S’il n’y a pas de course, c’est qu’il y a derrière une vraie raison sanitaire. On est cycliste ok, mais il y a un danger. Bien sûr économiquement, ça sera compliqué si la saison ne repart pas. Les coureurs seraient vraiment inquiets. C’est leur travail et ils peuvent le perdre. Des coureurs vont rester sur le carreau. Si nous enlevons l’aspect sanitaire ou économique, j’avoue que je ne sais pas comment ils vont gérer la situation. Chacun est différent. Certains vont couper, avec un besoin de souffler, car ils ne pourront autant s’investir sans course et tenir un niveau d’exigence jusqu’à fin octobre. Les entraîneurs devront repenser autrement leur programme. Le fait de sortir s’entraîner sera une bonne chose. Mais pour ceux qui ont comme motivation première de courir, ça sera compliqué. Ils s’entraînent tous pour la compétition, mais pour certains c’est beaucoup plus que pour d’autres.

La relation entraîneur-entraîné est très importante pendant cette période...
Complètement. La relation entre un entraîneur et un coureur doit être de proximité. Le rôle de l’entraîneur est d’amener de la sérénité à l’athlète. Le coureur doit, lui, écouter les moments où il est moins bien. Il doit y avoir une adaptation des séances en fonction du moral du coureur afin que l’athlète garde sa motivation. Le rôle de l’entraîneur est fondamental. Il est censé très bien connaître le sportif. Il doit y avoir de l’écoute, surtout à cette période où faire du home-trainer peut être démotivant.
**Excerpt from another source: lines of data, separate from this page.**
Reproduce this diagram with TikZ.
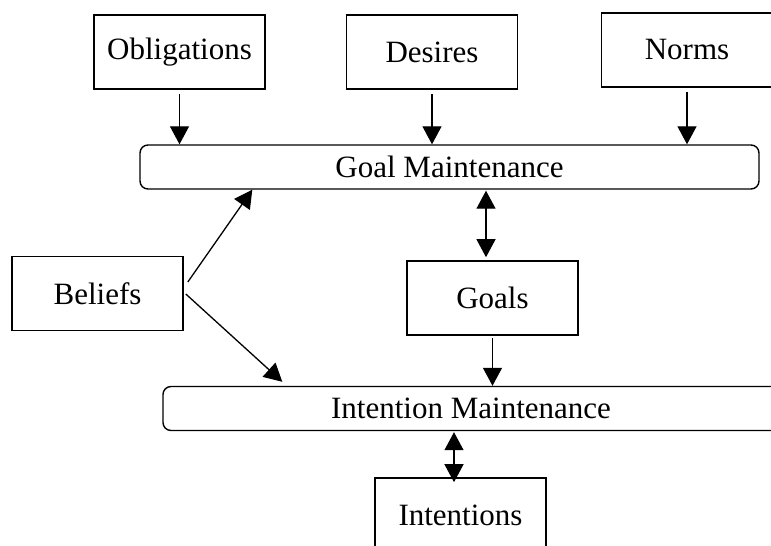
\documentclass[tikz,border=0pt]{standalone}
\usepackage{fontspec}
\setmainfont{Liberation Serif}
\usetikzlibrary{arrows.meta,calc}

\begin{document}
\begin{tikzpicture}[x=1pt, y=-1pt, line width=1.3pt,
    every node/.style={font=\fontsize{31}{37}\selectfont},
    box/.style={draw, line width=1.6pt, minimum width=171pt, minimum height=74pt, inner sep=0pt},
    maint/.style={draw, line width=1.4pt, rounded corners=8pt, minimum height=44pt, inner sep=0pt},
    >={Triangle[length=18pt,width=19pt]}]
    \useasboundingbox (0,0) rectangle (771,546);
    \clip (0,0) rectangle (771,546);
    \path (179.5,  52) node [box] (obligations) {Obligations};
    \path (432,    52) node [box] (desires) {Desires};
    \path (687,    50) node [box] (norms) {Norms};
    \path (449.5, 167) node [maint, minimum width=619pt] (goalmaint) {Goal Maintenance};
    \draw [->, shorten <=4pt] (obligations.south) -- (obligations.south |- goalmaint.north);
    \draw [->, shorten <=4pt] (desires.south) -- (desires.south |- goalmaint.north);
    \draw [->, shorten <=4pt] (norms.south) -- (norms.south |- goalmaint.north);
    \path (97.5, 293.5) node [box] (beliefs) {Beliefs};
    \path (492.5,  298) node [box] (goals) {Goals};
    \draw [<->] ($(goalmaint.south)+(36.5,1)$) -- ($(goals.north)+(-6.5,-3)$);
    \path (471, 408.5) node [maint, minimum width=616pt] (intmaint) {Intention Maintenance};
    \draw [->, shorten <=2pt] (goals.south) -- (goals.south |- intmaint.north);
    \draw [->] ($(beliefs.east)+(4,-11.5)$) -- ($(goalmaint.south west)+(113,0)$);
    \draw [->] ($(beliefs.east)+(2,0.5)$) -- ($(intmaint.north west)+(120,-4)$);
    \path (460.5, 515) node [box] (intentions) {Intentions};
    \draw [<->] ($(intmaint.south)+(-17,1)$) -- ($(intentions.north)+(-6.5,5)$);
\end{tikzpicture}
\end{document}
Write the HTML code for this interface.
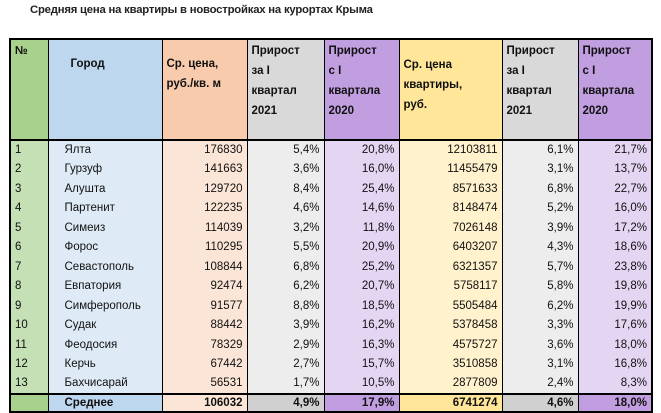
<!DOCTYPE html>
<html><head><meta charset="utf-8"><style>
body{margin:0;width:661px;height:406px;background:#fff;font-family:"Liberation Sans",sans-serif;overflow:hidden;position:relative}
#title{position:absolute;left:30px;top:4px;font-size:11.3px;font-weight:bold;color:#222;white-space:nowrap;letter-spacing:-0.2px}
table{position:absolute;left:9px;top:38px;border-collapse:collapse;border:2px solid #000;font-size:11.5px;color:#111}
td{padding:0 4px;border-left:1px solid #000;border-right:1px solid #000;height:19.5px;white-space:nowrap;line-height:12px;box-sizing:border-box}
thead td{height:88px;vertical-align:top;font-weight:bold;padding:0 4px;border-bottom:2px solid #000}
thead td div{height:84px;overflow:hidden;line-height:20px;padding-top:1px}
tfoot td{height:18px;border-top:2px solid #000;font-weight:bold}
.r{text-align:right}
.g{background:#c5e0b4}.b{background:#deebf7}.p{background:#fbe5d6}.s{background:#ededed}.v{background:#e4d5f3}.y{background:#fff2cc}
thead .g,tfoot .g{background:#a9d18e}thead .b,tfoot .b{background:#bdd7ee}thead .p{background:#f8cbad}thead .s{background:#d9d9d9}tfoot .s{background:#d0d0d0}thead .v,tfoot .v{background:#c09ee0}thead .y,tfoot .y{background:#ffe699}tfoot .p{background:#fbe5d6}
</style></head><body>
<div id="title">Средняя цена на квартиры в новостройках на курортах Крыма</div>
<table>
<colgroup><col style="width:38px"><col style="width:114px"><col style="width:85px"><col style="width:77px"><col style="width:75px"><col style="width:103px"><col style="width:76px"><col style="width:74px"></colgroup>
<thead><tr>
<td class="g"><div>№</div></td>
<td class="b" style="padding-left:22px"><div style="padding-top:14px">Город</div></td>
<td class="p"><div style="padding-top:14px">Ср. цена,<br>руб./кв. м</div></td>
<td class="s"><div>Прирост<br>за I<br>квартал<br>2021</div></td>
<td class="v"><div>Прирост<br>с I<br>квартала<br>2020</div></td>
<td class="y"><div style="padding-top:15px">Ср. цена<br>квартиры,<br>руб.</div></td>
<td class="s"><div>Прирост<br>за I<br>квартал<br>2021</div></td>
<td class="v"><div>Прирост<br>с I<br>квартала<br>2020</div></td>
</tr></thead>
<tbody id="tb"></tbody>
<tfoot><tr>
<td class="g"></td><td class="b" style="padding-left:16px">Среднее</td><td class="p r">106032</td><td class="s r">4,9%</td><td class="v r">17,9%</td><td class="y r">6741274</td><td class="s r">4,6%</td><td class="v r">18,0%</td>
</tr></tfoot>
</table>
<script>
const cities=["Ялта","Гурзуф","Алушта","Партенит","Симеиз","Форос","Севастополь","Евпатория","Симферополь","Судак","Феодосия","Керчь","Бахчисарай"];
const sqmPrice=[176830,141663,129720,122235,114039,110295,108844,92474,91577,88442,78329,67442,56531];
const sqmQ1=["5,4%","3,6%","8,4%","4,6%","3,2%","5,5%","6,8%","6,2%","8,8%","3,9%","2,9%","2,7%","1,7%"];
const sqmY=["20,8%","16,0%","25,4%","14,6%","11,8%","20,9%","25,2%","20,7%","18,5%","16,2%","16,3%","15,7%","10,5%"];
const aptPrice=[12103811,11455479,8571633,8148474,7026148,6403207,6321357,5758117,5505484,5378458,4575727,3510858,2877809];
const aptQ1=["6,1%","3,1%","6,8%","5,2%","3,9%","4,3%","5,7%","5,8%","6,2%","3,3%","3,6%","3,1%","2,4%"];
const aptY=["21,7%","13,7%","22,7%","16,0%","17,2%","18,6%","23,8%","19,8%","19,9%","17,6%","18,0%","16,8%","8,3%"];
const tb=document.getElementById('tb');
cities.forEach((c,i)=>{
  const tr=document.createElement('tr');
  
  
  const vals=[[i+1,'g'],[c,'b'],[sqmPrice[i],'p r'],[sqmQ1[i],'s r'],[sqmY[i],'v r'],[aptPrice[i],'y r'],[aptQ1[i],'s r'],[aptY[i],'v r']];
  vals.forEach(([v,cl],j)=>{
    const td=document.createElement('td');
    td.className=cl;
    if(j==1)td.style.paddingLeft='16px';
    td.textContent=v;
    
    
    tr.appendChild(td);
  });
  tb.appendChild(tr);
});
</script>
</body></html>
« LA SITUATION OBLIGE UN SPORTIF À ÊTRE TRÈS CRÉATIF »

Travailles-tu avec de nouveaux sportifs depuis le début du confinement ?
Il y a quelques nouveaux ou certains que je voyais une fois dans l’année dans une structure. Soit ils sont venus d’eux-mêmes, soit de la part de leur entraîneur. Ils ont plus de temps et ont saisi l’occasion. Nous faisons un premier entretien, puis nous débutons un travail. C’est toujours en réponse à des objectifs. J’ai deux casquettes. En psycho proprement dit, j’ai eu deux athlètes pour qui c’était vraiment difficile. Mais sinon, c’est surtout de la préparation mentale, ça aide les sportifs à garder le moral. Ils travaillent mentalement et se rendent compte qu’ils progressent. C’est une motivation pour eux de se dire qu’ils auront des acquis supplémentaires au niveau mental à la reprise. Ils se disent qu’ils passeront devant certains qui étaient au même niveau et qui n’ont pas fait de prépa mentale.
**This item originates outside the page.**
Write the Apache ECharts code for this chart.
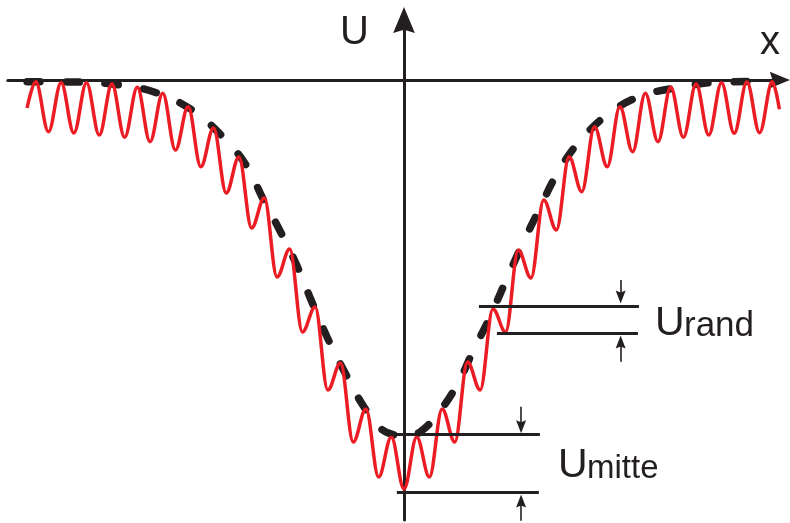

Les sportifs se posent-ils plus de questions qu’en temps normal ?
Ils se posent des questions sur leur reprise. Par exemple : “est ce que je vais tout perdre ?”. Également sur leur activité physique. Pour les sports d'intérieur, notamment de raquettes, ils se posent des questions sur leurs sensations. C’est là où l’imagerie mentale est intéressante. J’ai même une triathlète qui me dit qu’elle a progressé dans sa technique de natation alors qu’elle ne nage pas en ce moment. Juste avec l'imagerie mentale…Elle a fait le mouvement en se regardant dans un miroir ou en se filmant. Elle s’est rendue compte qu’elle ne fait plus l’erreur qu’elle commettait auparavant. La situation oblige un sportif à être très créatif, car son chez lui n’est pas forcément son lieu d’entraînement. J’ai deux jeunes en badminton qui prennent la haie pour un filet.

Et pour un cycliste ?
Un cycliste peut travailler sa gestuelle. Lors d’une séance d’intensité, il peut tourner les jambes de manière carrée. Il peut le travailler sur home-trainer pour s’améliorer. Il peut aussi relâcher son corps en plein effort pour éviter de gaspiller de l’énergie. Pour relâcher son corps, il peut être utile de fermer les yeux. C’est le bon moment pour le faire. Quand on en a pris l’habitude, ça vient tout seul à partir du moment où nous l’avons décidé… Il y a plein de petites choses à travailler actuellement qui serviront plus tard.